Kubernetes Operator入门开发指南
Kubernetes Operator 入门开发指南
使用 Python 和 Kopf 框架编写一个简单的 Kubernetes Operator。我们将创建一个名为 WebSite 的自定义资源,当用户创建该资源时,Operator 会自动为其创建一个 Deployment 和一个 Service,并在资源删除时清理这些资源。
准备工作
-
一个可用的 Kubernetes 集群
-
Python 3.8+
-
安装
kopf和kubernetesPython 包:pip install kopf kubernetes熟悉基本的 Kubernetes 概念(Deployment、Service、CRD)
步骤 1:定义自定义资源(CRD)
首先,我们需要在集群中注册自定义资源。创建一个名为 crd-website.yaml 的文件:
apiVersion: apiextensions.k8s.io/v1
kind: CustomResourceDefinition
metadata:
name: websites.example.com
spec:
group: example.com
versions:
- name: v1
served: true
storage: true
schema:
openAPIV3Schema:
type: object
properties:
spec:
type: object
properties:
image:
type: string
replicas:
type: integer
minimum: 1
maximum: 10
required: ["image"]
scope: Namespaced
names:
plural: websites
singular: website
kind: WebSite
shortNames:
- ws
将该 CRD 部署到集群:
kubectl apply -f crd-website.yaml
步骤 2:编写 Operator 代码
创建文件 operator.py,内容如下:
import kopf
import kubernetes
import yaml
# 当 WebSite 资源创建或更新时触发
@kopf.on.create('example.com', 'v1', 'websites')
@kopf.on.update('example.com', 'v1', 'websites')
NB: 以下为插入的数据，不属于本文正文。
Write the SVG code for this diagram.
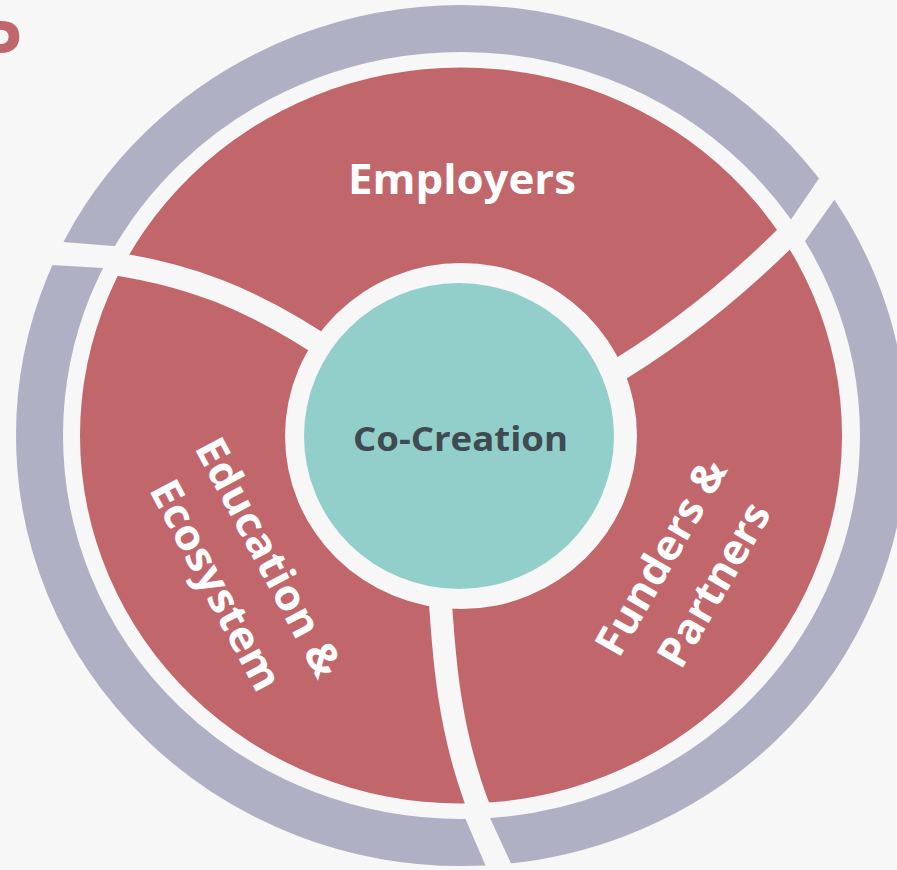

def create_or_update_website(spec, name, namespace, logger, **kwargs):
# 从 spec 中获取参数
image = spec.get('image')
replicas = spec.get('replicas', 1)
# 构建 Deployment 和 Service 的 YAML 定义
deployment_manifest = {
'apiVersion': 'apps/v1',
'kind': 'Deployment',
'metadata': {
'name': f'{name}-deployment',
'namespace': namespace,
'labels': {'app': name}
},
'spec': {
'replicas': replicas,
'selector': {'matchLabels': {'app': name}},
'template': {
'metadata': {'labels': {'app': name}},
'spec': {
'containers': [{
'name': 'web',
'image': image,
'ports': [{'containerPort': 80}]
}]
}
}
}
}
service_manifest = {
'apiVersion': 'v1',
'kind': 'Service',
'metadata': {
'name': f'{name}-service',
'namespace': namespace
},
'spec': {
'selector': {'app': name},
'ports': [{'protocol': 'TCP', 'port': 80, 'targetPort': 80}],
'type': 'ClusterIP'
}
}
# 加载 Kubernetes 配置(在集群内运行时会自动加载 ServiceAccount)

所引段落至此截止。